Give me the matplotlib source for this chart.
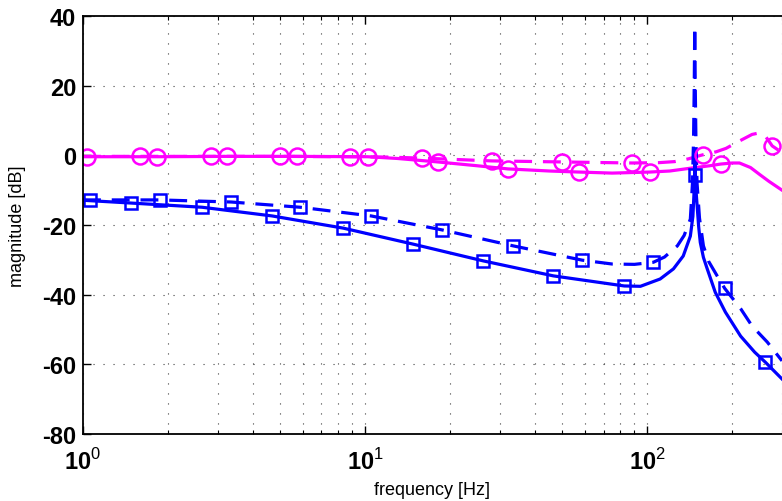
import matplotlib
matplotlib.use("Agg")
import matplotlib.pyplot as plt
from matplotlib.ticker import FixedLocator, FixedFormatter, LogLocator, NullFormatter

# ---------------------------
# Data (frequency in Hz, magnitude in dB)
# ---------------------------
# magenta, solid line
mag_solid_f = [1, 1.83, 3.24, 5.74, 10.2, 13, 18.1, 25, 32.1, 45, 57.3, 75, 102, 120,
               145, 166, 182, 200, 212, 232, 250, 270, 300]
mag_solid_db = [-0.4, -0.4, -0.3, -0.3, -0.4, -0.9, -1.9, -3.0, -3.9, -4.5, -4.8, -5.1, -4.8, -4.5,
                -3.6, -3.0, -2.5, -2.2, -2.2, -3.5, -5.5, -7.5, -10.0]
mag_solid_mf = [1.03, 1.83, 3.24, 5.74, 10.2, 18.1, 32.1, 57.3, 102, 182]
mag_solid_mdb = [-0.4, -0.4, -0.3, -0.3, -0.4, -1.9, -3.9, -4.8, -4.8, -2.5]

# magenta, dashed line
mag_dash_f = [1, 1.59, 2.84, 4.99, 8.84, 12, 15.9, 28.1, 50, 88.4, 110, 125, 140, 150,
              158, 175, 190, 213, 235, 248, 262, 277, 290, 300]
mag_dash_db = [-0.3, -0.3, -0.3, -0.3, -0.4, -0.5, -0.8, -1.6, -1.9, -2.2, -2.1, -1.8, -1.0, -0.3,
               0.2, 1.0, 2.0, 4.2, 6.0, 6.4, 5.5, 2.7, 1.6, 0.8]
mag_dash_mf = [1.59, 2.84, 4.99, 8.84, 15.9, 28.1, 50, 88.4, 158, 277]
mag_dash_mdb = [-0.3, -0.3, -0.3, -0.4, -0.8, -1.6, -1.9, -2.2, 0.2, 2.7]

# blue, solid line
blue_solid_f = [1, 1.48, 2.64, 4.68, 8.36, 14.8, 26.2, 46.4, 82.8, 94.5, 111, 123.7,
                134, 142, 145, 146.3, 147, 147.3, 148, 149, 150.4, 152, 154, 158,
                163, 174, 189, 214, 240, 262, 300]
blue_solid_db = [-12.9, -13.7, -14.9, -17.4, -20.9, -25.5, -30.3, -34.6, -37.5, -37.6, -35.5, -32.6,
                 -28.9, -23.2, -17.5, -11.0, -5.7, -1.0, -6.0, -11.0, -15.5, -20.5, -25.0, -29.3,
                 -32.6, -39.3, -45.0, -51.9, -56.5, -59.4, -64.2]
blue_solid_mf = [1.48, 2.64, 4.68, 8.36, 14.8, 26.2, 46.4, 82.8, 147, 262]
blue_solid_mdb = [-13.7, -14.9, -17.4, -20.9, -25.5, -30.3, -34.6, -37.5, -5.7, -59.4]

# blue, dashed line
blue_dash_f = [1, 1.06, 1.87, 3.35, 5.88, 10.5, 18.7, 33.5, 58.8, 75, 90, 105, 115, 127.7,
               135, 142, 144.5, 145.8, 146.6, 147.2, 147.8, 148.6, 150, 153, 158, 165,
               177, 188, 214, 235, 266, 300]
blue_dash_db = [-12.8, -12.8, -12.8, -13.4, -14.9, -17.4, -21.4, -26.0, -30.1, -31.2, -31.3, -30.7, -29.2, -26.0,
                -23.0, -18.3, -8.0, 5.0, 20.0, 37.0, 20.0, 5.0, -8.0, -18.0, -26.0, -30.5,
                -34.7, -38.2, -44.0, -49.0, -53.6, -59.0]
blue_dash_mf = [1.06, 1.87, 3.35, 5.88, 10.5, 18.7, 33.5, 58.8, 105, 188]
blue_dash_mdb = [-12.8, -12.8, -13.4, -14.9, -17.4, -21.4, -26.0, -30.1, -30.7, -38.2]

y_ticks = [-80, -60, -40, -20, 0, 20, 40]
x_ticks = [1, 10, 100]
x_tick_labels = [r'$\mathbf{10}^{\mathrm{0}}$', r'$\mathbf{10}^{\mathrm{1}}$', r'$\mathbf{10}^{\mathrm{2}}$']

# ---------------------------
# Style
# ---------------------------
plt.rcParams['font.family'] = ['Liberation Sans', 'DejaVu Sans']
plt.rcParams['mathtext.fontset'] = 'custom'
plt.rcParams['mathtext.rm'] = 'Liberation Sans'
plt.rcParams['mathtext.bf'] = 'Liberation Sans:bold'

MAGENTA = '#ff00ff'
BLUE = '#0000ff'
LW = 2.3
DASH = (0, (5.6, 3.4))

fig = plt.figure(figsize=(7.82, 5.02), dpi=100)
ax = fig.add_axes([83 / 782, 1 - 435 / 502, 1 - 83 / 782, (435 - 17) / 502])

# lines
ax.semilogx(mag_solid_f, mag_solid_db, color=MAGENTA, lw=LW)
ax.semilogx(mag_dash_f, mag_dash_db, color=MAGENTA, lw=LW, linestyle=DASH)
ax.semilogx(blue_solid_f, blue_solid_db, color=BLUE, lw=LW)
ax.semilogx(blue_dash_f, blue_dash_db, color=BLUE, lw=LW, linestyle=DASH)

# markers
ax.plot(mag_solid_mf, mag_solid_mdb, 'o', color=MAGENTA, mfc='none', ms=11.5, mew=1.8)
ax.plot(mag_dash_mf, mag_dash_mdb, 'o', color=MAGENTA, mfc='none', ms=11.5, mew=1.8)
ax.plot(blue_solid_mf, blue_solid_mdb, 's', color=BLUE, mfc='none', ms=9, mew=1.8)
ax.plot(blue_dash_mf, blue_dash_mdb, 's', color=BLUE, mfc='none', ms=9, mew=1.8)

ax.set_xlim(1, 300)
ax.set_ylim(-80, 40)

ax.xaxis.set_major_locator(FixedLocator(x_ticks))
ax.xaxis.set_major_formatter(FixedFormatter(x_tick_labels))
ax.xaxis.set_minor_locator(LogLocator(base=10, subs=range(2, 10)))
ax.xaxis.set_minor_formatter(NullFormatter())
ax.set_yticks(y_ticks)
ax.set_yticklabels([str(v) for v in y_ticks], fontweight='bold')

ax.tick_params(axis='both', which='both', direction='in', top=True, right=False)
ax.tick_params(axis='both', which='major', length=6, width=1.0, labelsize=17)
ax.tick_params(axis='x', which='major', pad=10)
ax.tick_params(axis='y', which='major', pad=5)
ax.tick_params(axis='x', which='minor', length=3, width=0.8)

grid_kw = dict(color='0.25', linewidth=0.8, linestyle=(0, (1, 8)))
ax.grid(True, which='major', axis='both', **grid_kw)
ax.grid(True, which='minor', axis='x', **grid_kw)

for side in ['left', 'bottom', 'top']:
    ax.spines[side].set_linewidth(1.3)
ax.spines['right'].set_visible(False)

ax.set_xlabel('frequency [Hz]', fontsize=13)
ax.set_ylabel('magnitude [dB]', fontsize=13)
ax.xaxis.set_label_coords(0.5, -0.112)
ax.yaxis.set_label_coords(-0.081, 0.5)

fig.savefig('out.png', dpi=100)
- - - -
### DIRECTIVE
Write out each line of the listing above, exactly, from its first line to the line holding "-37.5, -5.7, -59.4]", inclusive. Skip the pictures.

### RESPONSE TO THIS EXERCISE
Give me the matplotlib source for this chart.
import matplotlib
matplotlib.use("Agg")
import matplotlib.pyplot as plt
from matplotlib.ticker import FixedLocator, FixedFormatter, LogLocator, NullFormatter

# ---------------------------
# Data (frequency in Hz, magnitude in dB)
# ---------------------------
# magenta, solid line
mag_solid_f = [1, 1.83, 3.24, 5.74, 10.2, 13, 18.1, 25, 32.1, 45, 57.3, 75, 102, 120,
               145, 166, 182, 200, 212, 232, 250, 270, 300]
mag_solid_db = [-0.4, -0.4, -0.3, -0.3, -0.4, -0.9, -1.9, -3.0, -3.9, -4.5, -4.8, -5.1, -4.8, -4.5,
                -3.6, -3.0, -2.5, -2.2, -2.2, -3.5, -5.5, -7.5, -10.0]
mag_solid_mf = [1.03, 1.83, 3.24, 5.74, 10.2, 18.1, 32.1, 57.3, 102, 182]
mag_solid_mdb = [-0.4, -0.4, -0.3, -0.3, -0.4, -1.9, -3.9, -4.8, -4.8, -2.5]

# magenta, dashed line
mag_dash_f = [1, 1.59, 2.84, 4.99, 8.84, 12, 15.9, 28.1, 50, 88.4, 110, 125, 140, 150,
              158, 175, 190, 213, 235, 248, 262, 277, 290, 300]
mag_dash_db = [-0.3, -0.3, -0.3, -0.3, -0.4, -0.5, -0.8, -1.6, -1.9, -2.2, -2.1, -1.8, -1.0, -0.3,
               0.2, 1.0, 2.0, 4.2, 6.0, 6.4, 5.5, 2.7, 1.6, 0.8]
mag_dash_mf = [1.59, 2.84, 4.99, 8.84, 15.9, 28.1, 50, 88.4, 158, 277]
mag_dash_mdb = [-0.3, -0.3, -0.3, -0.4, -0.8, -1.6, -1.9, -2.2, 0.2, 2.7]

# blue, solid line
blue_solid_f = [1, 1.48, 2.64, 4.68, 8.36, 14.8, 26.2, 46.4, 82.8, 94.5, 111, 123.7,
                134, 142, 145, 146.3, 147, 147.3, 148, 149, 150.4, 152, 154, 158,
                163, 174, 189, 214, 240, 262, 300]
blue_solid_db = [-12.9, -13.7, -14.9, -17.4, -20.9, -25.5, -30.3, -34.6, -37.5, -37.6, -35.5, -32.6,
                 -28.9, -23.2, -17.5, -11.0, -5.7, -1.0, -6.0, -11.0, -15.5, -20.5, -25.0, -29.3,
                 -32.6, -39.3, -45.0, -51.9, -56.5, -59.4, -64.2]
blue_solid_mf = [1.48, 2.64, 4.68, 8.36, 14.8, 26.2, 46.4, 82.8, 147, 262]
blue_solid_mdb = [-13.7, -14.9, -17.4, -20.9, -25.5, -30.3, -34.6, -37.5, -5.7, -59.4]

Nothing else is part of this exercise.